Des bandes de couleurs primaires à opacité variables se croisent à différents angles pour former des formes, des motifs, des apparences de mouvement. Ce film est envoutant. Il semble impossible de distinguer la fin d’un mouvement fini et le début d’un autre, car chaque image se dissout dans la précédente. Ainsi les mouvements des bandes couleur se fondent l’un dans l’autre au lieu de se terminer. Il est facile en regardant ce film de penser aux films de Norman McLaren, par exemple, Lignes horizontales et Lignes verticales. Si maintenant, faire ce type de film peut avoir l’air aisé, voire programmable par ordinateur, il n’en demeure pas moins qu’une fois de plus il est prouvé qu’on peut soutenir l’attention d’un public simplement en jouant avec les couleurs, et les tempos.

A State of Grace par John Smith (2019)

Grâce à sa narration et à son montage, ce film parvient à construire une histoire toute simple à partir d’images que nous avons tous vues du moment que nous avons lu les consignes de sécurités dans un avion. En interprétant, ces images différemment, en les juxtaposant dans un ordre judicieux, le metteur en scène parvient à faire rire et réfléchir sur l’anxiété. Les instructions de sécurité d’un avion, nous les avons lues, et nous les avons entendues de la bouche du pilote. Elles nous sont familières, mais pas pour le narrateur qui prend l’avion pour la première fois. Avec ce film, le metteur en scène arrive à démontrer l’importance du montage et la narration au cinéma. Au passage, il prouve également que le cinéma expérimental peut faire rire.

 

Animal Studies par Guy Sherwin (1998-2023)

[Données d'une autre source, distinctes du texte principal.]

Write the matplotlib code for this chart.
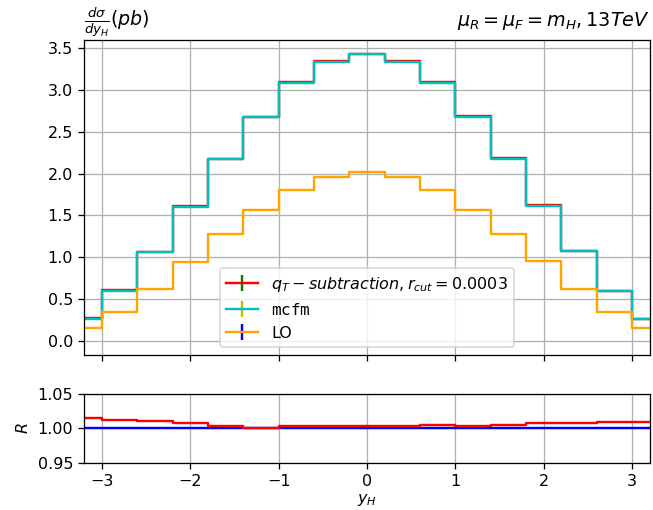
import numpy as np
import matplotlib
matplotlib.use('Agg')
import matplotlib.pyplot as plt

# rapidity bin centres
y_h = [-3.2, -2.8, -2.4, -2.0, -1.6, -1.2, -0.8, -0.4, 0.0,
       0.4, 0.8, 1.2, 1.6, 2.0, 2.4, 2.8, 3.2]

# dsigma/dy_H (pb)
qt_sub = [0.268, 0.607, 1.066, 1.613, 2.177, 2.676, 3.095, 3.350, 3.434,
          3.348, 3.100, 2.684, 2.187, 1.619, 1.075, 0.601, 0.266]
mcfm = [0.264, 0.600, 1.056, 1.600, 2.168, 2.676, 3.082, 3.340, 3.424,
        3.336, 3.085, 2.676, 2.176, 1.608, 1.068, 0.596, 0.264]
lo = [0.156, 0.344, 0.620, 0.940, 1.280, 1.568, 1.804, 1.956, 2.016,
      1.964, 1.808, 1.568, 1.276, 0.948, 0.624, 0.348, 0.156]

# ratio qT-subtraction / mcfm
ratio = [1.0154, 1.0115, 1.0100, 1.0080, 1.0038, 1.0000, 1.0034, 1.0030, 1.0033,
         1.0035, 1.0048, 1.0030, 1.0053, 1.0072, 1.0072, 1.0087, 1.0091]
ratio_ref = [1.0] * len(y_h)

err = np.full(len(y_h), 1e-4)

dpi = 115
fig = plt.figure(figsize=(653 / dpi, 510 / dpi), dpi=dpi)
ax = fig.add_axes([0.129, 0.304, 0.866, 0.618])
axr = fig.add_axes([0.129, 0.092, 0.866, 0.136])

ax.errorbar(y_h, qt_sub, yerr=err, color='r', ecolor='g', drawstyle='steps-mid',
            label=r'$q_T-subtraction, r_{cut}=0.0003$')
ax.errorbar(y_h, mcfm, yerr=err, color='c', ecolor='y', drawstyle='steps-mid',
            label=r'$\mathtt{mcfm}$')
ax.errorbar(y_h, lo, yerr=err, color='orange', ecolor='b', drawstyle='steps-mid',
            label='LO')
ax.set_xlim(-3.2, 3.2)
ax.set_ylim(-0.17, 3.6)
ax.set_xticks([-3, -2, -1, 0, 1, 2, 3])
ax.tick_params(labelbottom=False)
ax.grid(True)
ax.legend(loc='lower center')
ax.set_title(r'$\frac{d\sigma}{dy_H}(pb)$', loc='left')
ax.set_title(r'$\mu_R=\mu_F=m_H, 13TeV$', loc='right')

axr.plot(y_h, ratio_ref, color='b', drawstyle='steps-mid')
axr.plot(y_h, ratio, color='r', drawstyle='steps-mid')
axr.set_xlim(-3.2, 3.2)
axr.set_ylim(0.95, 1.05)
axr.set_xticks([-3, -2, -1, 0, 1, 2, 3])
axr.set_yticks([0.95, 1.0, 1.05])
axr.grid(True)
axr.set_ylabel(r'$R$')
axr.set_xlabel(r'$y_H$', labelpad=1.5)

fig.savefig('out.png', dpi=dpi)
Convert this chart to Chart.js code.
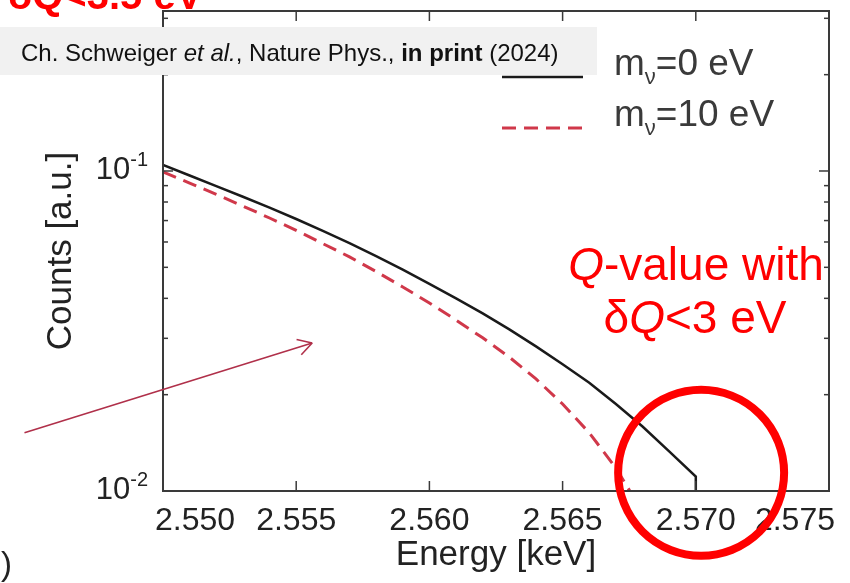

Comme l’indique le titre, cette série de films porte sur les animaux. Ceux-ci tiennent le rôle principal par le fait qu’aucun scénario ou indication biologique ou taxonomique n’est donné à leurs sujets. La caméra se contente de filmer leurs mouvements aléatoires et la matière du film se trouve là. Elle est ensuite quelque peu modifiée. Certains oiseaux semblent danser avec leur ombre. Les lucioles semblent tracer des lignes de lumière sur un arrière-plan étoilé. Les araignées semblent accomplir un rituel. Bref, avec les animaux le cinéaste crée de la poésie. Les films deviennent ainsi bien plus que la simple étude envisager par le titre.

The Oblique par Jayne Parker (2018)

Des plans de magnolias sur une bande-son composée avec un violon. Les plans de magnolias et ceux avec le violon sont en alternance les uns avec les autres. Mais, même lorsque le violon n’est pas à l’écran, on continue à entendre sa musique rendant les jolies fleurs de magnolia encore plus émouvantes. Difficile de dire si les magnolias sont l’illustration de la musique jouée par le violon ou si le violon est la voix des magnolias. Mais, dans tous les cas, autant de beauté ne peut pas réellement laisser le spectateur indifférent.